I included this section because it’s a mixture of teaching and service. For teaching faculty positions, it shows that I’m capable of teaching on other subjects. I also think it shows that I’m pretty helpful.

## software development

You don’t need this for teaching and research, but definitely for RnD work. Compared to my research and teaching sections, I’m the least satisfied with my development section.

I wish I had included my smaller projects, such as my Javascript mailto obfuscator, ParseTreeApplication, my Perl tool to compare stemmers/lemmatizers, and any other small projects that I released to others. Maybe I would’ve called it “hobbyist” or something along those lines.

It might’ve been nice to have a dedicated section showing how I have experience with databases, web applications, etc. But instead I tried to convey that in my descriptions.

### positions

I tried to describe my role and how my work affected others. In retrospect, I probably should’ve kept better tabs on my former systems and should’ve chatted more with my former boss (who’s a cool guy anyway).

### proficiencies

For better or worse, you’ve gotta know the language you’ll be working in to get the job (usually). Originally I listed the dreadful “years experience” next to each language, then decided that was complete BS on most resumes or CVs. So I changed it to something like advanced/intermediate/beginner. Then I realized that can mean anything, so I changed it back and decided that either way I’d clarify in the interview.

I tried to convey my experience by saying how I used each language. Though I don’t think that worked out well in the end. I probably should’ve listed example systems/applications for each language.

## other

I needed a section for service and an award so I tossed them together at the end. Sadly I don’t have more of this. But in general, tenure evaluations focus on research, teaching, and service. So those are your big three sections for faculty positions and you swap teaching and research depending on the position.
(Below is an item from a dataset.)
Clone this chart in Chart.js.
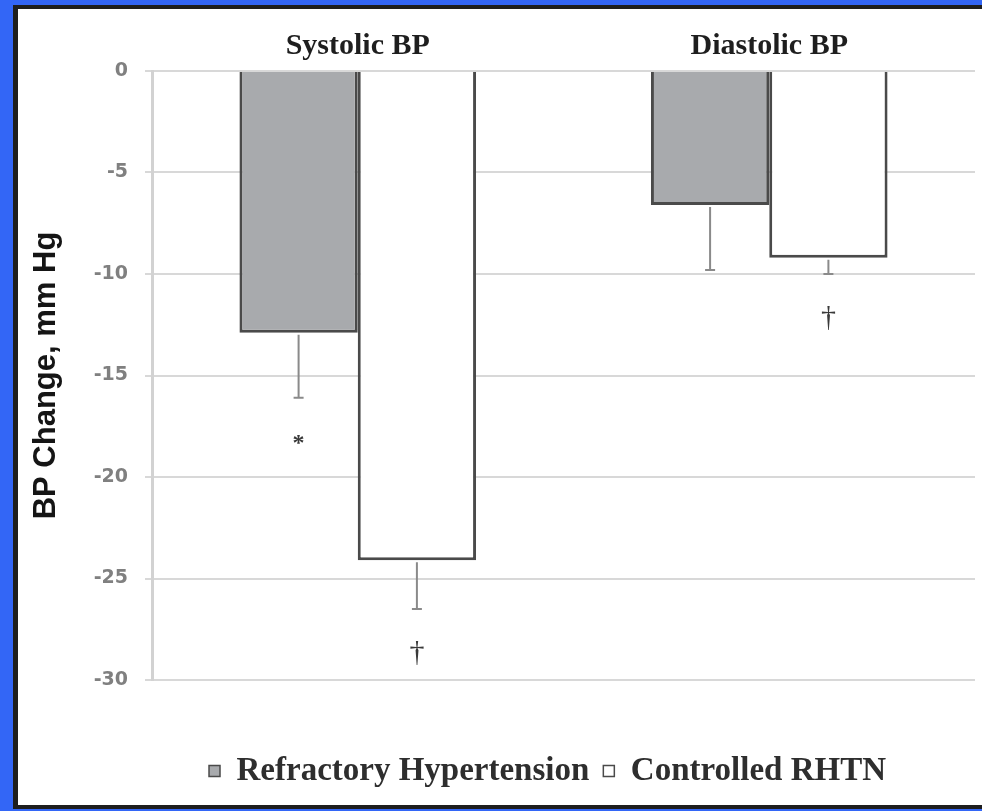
<!DOCTYPE html>
<html>
<head>
<meta charset="utf-8">
<script src="https://cdn.jsdelivr.net/npm/chart.js@4/dist/chart.umd.min.js"></script>
<style>
  html, body { margin: 0; padding: 0; width: 982px; height: 811px; overflow: hidden; background: #3366f6; }
  #frame { position: absolute; left: 13px; top: 5px; width: 964px; height: 796px;
           border-left: 5px solid #1e1e1e; border-top: 4px solid #1e1e1e; border-bottom: 4px solid #1e1e1e;
           background: #ffffff; }
  #wrap { position: absolute; left: 0; top: 0; width: 982px; height: 811px; }
</style>
</head>
<body>
<div id="frame"></div>
<div id="wrap"><canvas id="chart"></canvas></div>
<script>
// Mean BP change (mm Hg) per measure and group
const categories = ['Systolic BP', 'Diastolic BP'];
const seriesNames = ['Refractory Hypertension', 'Controlled RHTN'];
const refractoryChange = [-12.9, -6.6];
const controlledChange = [-24.1, -9.2];
// Error bar lengths (drawn below the bar end)
const refractoryErr = [3.2, 3.2];
const controlledErr = [2.4, 0.8];
// Significance marks under each error bar
const refractoryMarks = ['*', ''];
const controlledMarks = ['\u2020', '\u2020'];
// Y axis range and step
const yMin = -30, yMax = 0, yStep = 5;

const errors = [refractoryErr, controlledErr];
const marks = [refractoryMarks, controlledMarks];

const errorBarPlugin = {
  id: 'errorBars',
  afterDatasetsDraw(chart) {
    const ctx = chart.ctx;
    const y = chart.scales.y;
    chart.data.datasets.forEach((ds, i) => {
      const meta = chart.getDatasetMeta(i);
      meta.data.forEach((bar, j) => {
        const v = ds.data[j];
        const yBar = bar.y;
        const yEnd = y.getPixelForValue(v - errors[i][j]);
        ctx.save();
        ctx.strokeStyle = '#8a8a8a';
        ctx.lineWidth = 2;
        ctx.beginPath();
        ctx.moveTo(bar.x, yBar + 2);
        ctx.lineTo(bar.x, yEnd);
        ctx.moveTo(bar.x - 5, yEnd);
        ctx.lineTo(bar.x + 5, yEnd);
        ctx.stroke();
        const m = marks[i][j];
        if (m) {
          ctx.fillStyle = '#3a3a3a';
          ctx.textAlign = 'center';
          ctx.textBaseline = 'alphabetic';
          ctx.font = m === '*' ? 'bold 24px "Liberation Serif"' : '30px "Liberation Serif"';
          ctx.fillText(m, bar.x, yEnd + 52);
        }
        ctx.restore();
      });
    });
  }
};

// Centre the legend roughly under the plot area rather than the whole canvas
const legendUnderPlot = {
  id: 'legendUnderPlot',
  afterLayout(chart) {
    const lg = chart.legend;
    if (lg) {
      lg.left = chart.chartArea.left - 32;
      lg.right = chart.chartArea.right;
    }
  }
};

const chart = new Chart(document.getElementById('chart'), {
  type: 'bar',
  data: {
    labels: categories,
    datasets: [
      {
        label: seriesNames[0],
        data: refractoryChange,
        backgroundColor: '#a8aaad',
        borderColor: '#4a4a4a',
        borderWidth: 3,
        barPercentage: 1.0,
        categoryPercentage: 0.575
      },
      {
        label: seriesNames[1],
        data: controlledChange,
        backgroundColor: '#ffffff',
        borderColor: '#4a4a4a',
        borderWidth: 3,
        barPercentage: 1.0,
        categoryPercentage: 0.575
      }
    ]
  },
  options: {
    responsive: true,
    maintainAspectRatio: false,
    animation: false,
    layout: { padding: { left: 18, right: 7, top: 0, bottom: 13.5 } },
    scales: {
      x: {
        position: 'top',
        grid: { display: false, drawTicks: false },
        border: { display: false },
        ticks: {
          padding: 7,
          color: '#1e1e1e',
          font: { family: '"Liberation Serif"', weight: 'bold', size: 30 }
        },
        afterFit(scale) { scale.height = 71; }
      },
      y: {
        min: yMin,
        max: yMax,
        grid: { color: '#d8d8d8', lineWidth: 2, tickLength: 7 },
        border: { color: '#d2d2d2', width: 3 },
        ticks: {
          stepSize: yStep,
          padding: 17,
          color: '#808080',
          font: { family: '"DejaVu Sans"', weight: 'bold', size: 19 }
        },
        title: {
          display: true,
          text: 'BP Change, mm Hg',
          color: '#151515',
          padding: { top: 10, bottom: 0 },
          font: { family: '"Liberation Sans"', weight: 'bold', size: 31 }
        },
        afterFit(scale) { scale.width = 134; }
      }
    },
    plugins: {
      tooltip: { enabled: false },
      legend: {
        position: 'bottom',
        title: { display: true, text: '', padding: { top: 24, bottom: 24.5 }, font: { size: 10 } },
        labels: {
          boxWidth: 11,
          boxHeight: 11,
          padding: 14,
          color: '#2e2e2e',
          font: { family: '"Liberation Serif"', weight: 'bold', size: 33 },
          generateLabels(c) {
            return Chart.defaults.plugins.legend.labels.generateLabels(c).map(l => Object.assign(l, { lineWidth: 1.5 }));
          }
        }
      }
    }
  },
  plugins: [errorBarPlugin, legendUnderPlot]
});
</script>
</body>
</html>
Your vita is undoubtedly different. That’s a decent analogy because vita means life. Of course you have different experiences! Maybe you have less teaching and more research or vice versa. Or maybe you’ve spent more time in software development. You’d want to include anything that makes you look like a desirable candidate.

In designing the order of sections, how to word things, the formatting, etc, here are some principles:

• view the CV from the reader’s perspective.  Make it easy for them to see your good points.
• focus on your strengths.  Don’t explain why you have weaknesses – that can be done on demand in interviews.
• differentiate yourself.  When they read your vita, they should get a sense that you’re a real person, not a list of achievements.
• condense.  You need to include enough information, but they shouldn’t have to flip through 4 pages very carefully to get to the important stuff.
• ask people to review your CV.  This can be hit or miss, but even a non-expert can give you excellent feedback.

## the future

LinkedIn is a great place for a professional profile. It’s an excellent tool for finding jobs and networking. Unfortunately, it’s much less common in academia – PDF CVs are more common. Also, LinkedIn’s sections and processing don’t work as well for academic work. Maybe that’ll change in the future and then the traditional CV may be replaced with an automatically-generated CV from your LinkedIn profile.
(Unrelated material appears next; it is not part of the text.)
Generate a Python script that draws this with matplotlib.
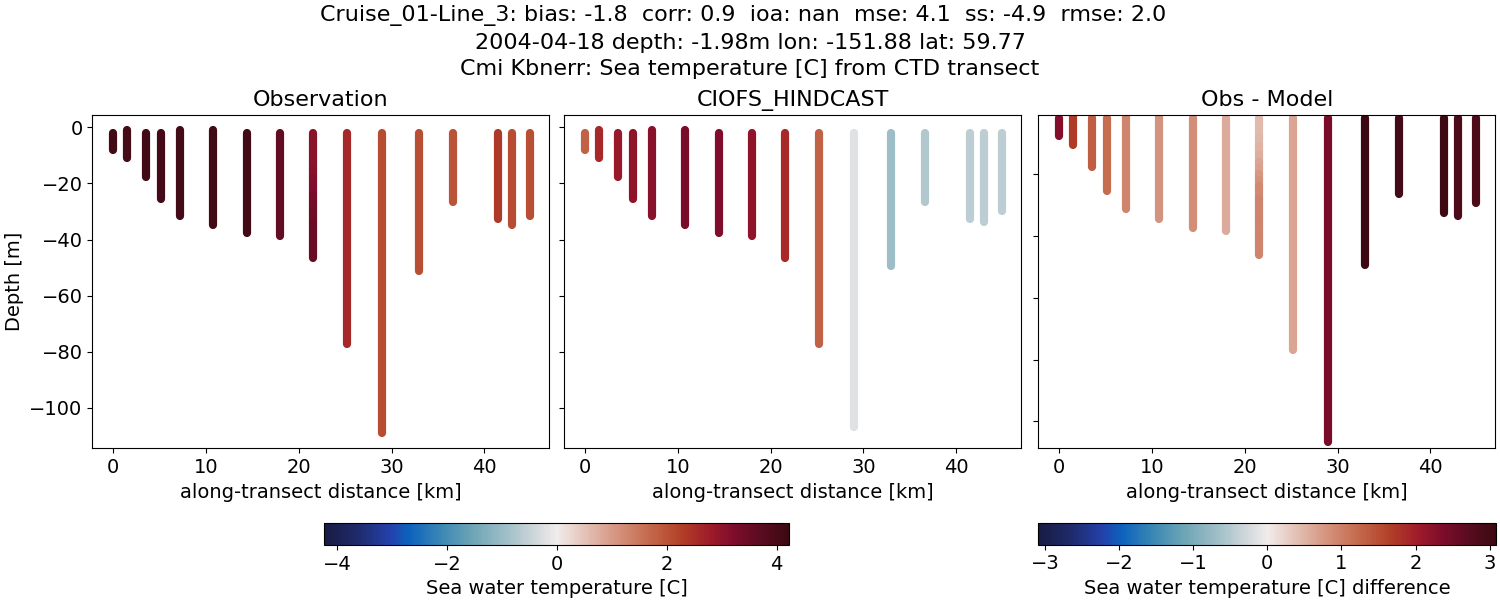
"""
CTD transect comparison: observation, model and difference panels
"""
import matplotlib
matplotlib.use('Agg')
import matplotlib.pyplot as plt
from matplotlib.cm import ScalarMappable
from matplotlib.collections import LineCollection
from matplotlib.colors import LinearSegmentedColormap, Normalize

plt.rcParams['font.size'] = 14

cast_km = [0.0, 1.47, 3.55, 5.15, 7.25, 10.75, 14.4, 17.95, 21.55, 25.25,
           28.95, 33.0, 36.65, 41.5, 43.0, 44.95]

# depth knots [m] and value knots for every cast
obs_depth = [[-2, -7.9], [-1, -10.8], [-2, -17.7], [-2, -25.7], [-1, -31.6],
             [-1, -34.7], [-2, -37.7], [-2, -38.6],
             [-2, -8, -12, -15, -18, -21, -24, -27, -30, -34, -40, -46.4],
             [-2, -77.1], [-2, -108.8], [-2, -51.2], [-2, -26.6],
             [-2, -32.7], [-2, -34.7], [-2, -31.6]]
obs_temp = [[4.1, 4.1], [4.0, 4.0], [4.1, 4.1], [4.05, 4.05], [4.05, 4.05],
            [4.1, 4.1], [4.1, 4.1], [3.6, 3.6],
            [3.05, 3.05, 3.07, 3.1, 3.15, 3.2, 3.28, 3.35, 3.42, 3.5, 3.5, 3.5],
            [2.6, 2.6], [2.1, 2.1], [2.05, 2.05], [2.0, 2.0],
            [2.35, 2.35], [2.1, 2.1], [2.05, 2.05]]

model_depth = [[-2, -7.9], [-1, -10.8], [-2, -17.7], [-2, -25.7], [-1, -31.6],
               [-1, -34.7], [-2, -37.7], [-2, -38.6], [-2, -46.4],
               [-2, -77.1], [-2, -106.8], [-2, -49.4], [-2, -26.6],
               [-2, -32.7], [-2, -33.6], [-2, -29.7]]
model_temp = [[1.8, 1.8], [2.6, 2.6], [2.85, 2.85], [3.0, 3.0], [3.1, 3.1],
              [3.3, 3.3], [3.2, 3.2], [3.0, 3.0], [2.6, 2.6],
              [1.8, 1.8], [-0.22, -0.22], [-0.95, -0.95], [-0.7, -0.7],
              [-0.62, -0.62], [-0.62, -0.62], [-0.62, -0.62]]

diff_depth = [[-2, -7.7], [-1, -10.7], [-2, -17.6], [-2, -25.5], [-1, -31.4],
              [-1, -34.5], [-2, -37.4], [-2, -38.4],
              [-2, -8, -11, -14, -16, -18, -20, -22, -24, -28, -34, -40, -46.3],
              [-2, -76.8], [-2, -106.6], [-2, -49.3], [-2, -26.5],
              [-2, -32.5], [-2, -33.5], [-2, -29.5]]
diff_temp = [[2.3, 2.3], [1.7, 1.7], [1.35, 1.35], [1.2, 1.2], [0.95, 0.95],
             [0.8, 0.8], [0.85, 0.85], [0.6, 0.6],
             [0.45, 0.48, 0.52, 0.57, 0.63, 0.7, 0.77, 0.84, 0.9, 0.95, 0.95, 0.95, 0.95],
             [0.65, 0.65], [2.4, 2.4], [3.09, 3.09], [2.95, 2.95],
             [3.05, 3.05], [2.85, 2.85], [2.85, 2.85]]

temp_lim = 4.23
diff_lim = 3.09
depth_ticks = [0, -20, -40, -60, -80, -100]
km_ticks = [0, 10, 20, 30, 40]
temp_ticks = [-4, -2, 0, 2, 4]
diff_ticks = [-3, -2, -1, 0, 1, 2, 3]

# close to the cmocean balance colormap
balance = LinearSegmentedColormap.from_list('balance', [
    (0.00, '#181c43'), (0.07, '#1f2a6b'), (0.14, '#2441ab'), (0.18, '#0b62bd'),
    (0.25, '#3b88b4'), (0.32, '#6fa5b6'), (0.40, '#a6c2ca'), (0.46, '#d5dadd'),
    (0.50, '#f1ecec'), (0.56, '#e4c3b8'), (0.62, '#d79a86'), (0.70, '#c5694c'),
    (0.77, '#b13f27'), (0.83, '#9f1b2a'), (0.88, '#7f0d2b'), (0.94, '#590c20'),
    (1.00, '#3c0912'),
], N=256)


def draw_casts(ax, depths, values, norm):
    """Draw each cast as thick round-capped segments coloured by value"""
    segments = []
    colors = []
    for km, dep, val in zip(cast_km, depths, values):
        for i in range(len(dep) - 1):
            segments.append([(km, dep[i]), (km, dep[i + 1])])
            colors.append(val[i])
    lines = LineCollection(segments, cmap=balance, norm=norm, linewidths=5.9,
                           capstyle='round')
    lines.set_array(colors)
    ax.add_collection(lines)


fig = plt.figure(figsize=(15, 6), dpi=100)

temp_norm = Normalize(-temp_lim, temp_lim)
diff_norm = Normalize(-diff_lim, diff_lim)


def add_axes(left, right, top=115.3, bottom=448.3):
    return fig.add_axes([left / 1500, 1 - bottom / 600,
                         (right - left) / 1500, (bottom - top) / 600])


ax1 = add_axes(92.3, 549.3)
ax2 = add_axes(564.2, 1021.2)
ax3 = add_axes(1038.3, 1495.3)

draw_casts(ax1, obs_depth, obs_temp, temp_norm)
draw_casts(ax2, model_depth, model_temp, temp_norm)
draw_casts(ax3, diff_depth, diff_temp, diff_norm)

for ax, title in zip([ax1, ax2, ax3],
                     ['Observation', 'CIOFS_HINDCAST', 'Obs - Model']):
    ax.set_xlim(-2.25, 47.0)
    ax.set_xticks(km_ticks)
    ax.set_yticks(depth_ticks)
    ax.set_xlabel('along-transect distance [km]', fontsize=14)
    ax.set_title(title, fontsize=16, pad=6.5)

ax1.set_ylim(-114.4, 4.3)
ax2.set_ylim(-114.4, 4.3)
ax3.set_ylim(-108.7, -1.0)
ax3.set_yticks([-20, -40, -60, -80, -100])
ax1.set_ylabel('Depth [m]', fontsize=14)
ax2.set_yticklabels([])
ax3.set_yticklabels([])

cax1 = fig.add_axes([324.3 / 1500, 1 - 545 / 600, 465 / 1500, 22.3 / 600])
cbar1 = fig.colorbar(ScalarMappable(norm=temp_norm, cmap=balance), cax=cax1,
                     orientation='horizontal')
cbar1.set_ticks(temp_ticks)
cbar1.set_label('Sea water temperature [C]', fontsize=14)

cax2 = fig.add_axes([1038.3 / 1500, 1 - 544.5 / 600, 458 / 1500, 21.8 / 600])
cbar2 = fig.colorbar(ScalarMappable(norm=diff_norm, cmap=balance), cax=cax2,
                     orientation='horizontal')
cbar2.set_ticks(diff_ticks)
cbar2.set_label('Sea water temperature [C] difference', fontsize=14)

# first line carries trailing spaces, which shift it left of the others
fig.text(0.5, 1 - 5.5 / 600,
         'Cruise_01-Line_3: bias: -1.8  corr: 0.9  ioa: nan  mse: 4.1  ss: -4.9  rmse: 2.0  \n'
         '2004-04-18 depth: -1.98m lon: -151.88 lat: 59.77\n'
         'Cmi Kbnerr: Sea temperature [C] from CTD transect',
         ha='center', va='top', fontsize=16, linespacing=1.38)

fig.savefig('out.png', dpi=100)
plt.close(fig)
## 6 thoughts on “cv + latex/cs + phd = ???”

1. marie says:

Hello,

Thank you for the nice and useful post. Can you provide us with the Tex fine of your CV and any other necessary files ?

Best regards,
Marie.

2. yeah I’ll take a look at that next week when I’m back to my laptop (feel free to remind me if I don’t). It’d definitely be helpful for someone starting out.

3. I’ve uploaded the source files and linked them above for you. Best of luck in the job search!

There are some things in those source files that could be better – like using those conditions to enable/disable acceptance rates, for instance. But it should be a good starting point anyway. I think originally I was including a bib section like a normal paper, then switched to copy/pasting out the bbl data so I’d have better control. Then in the end I was typing them manually with that format I think.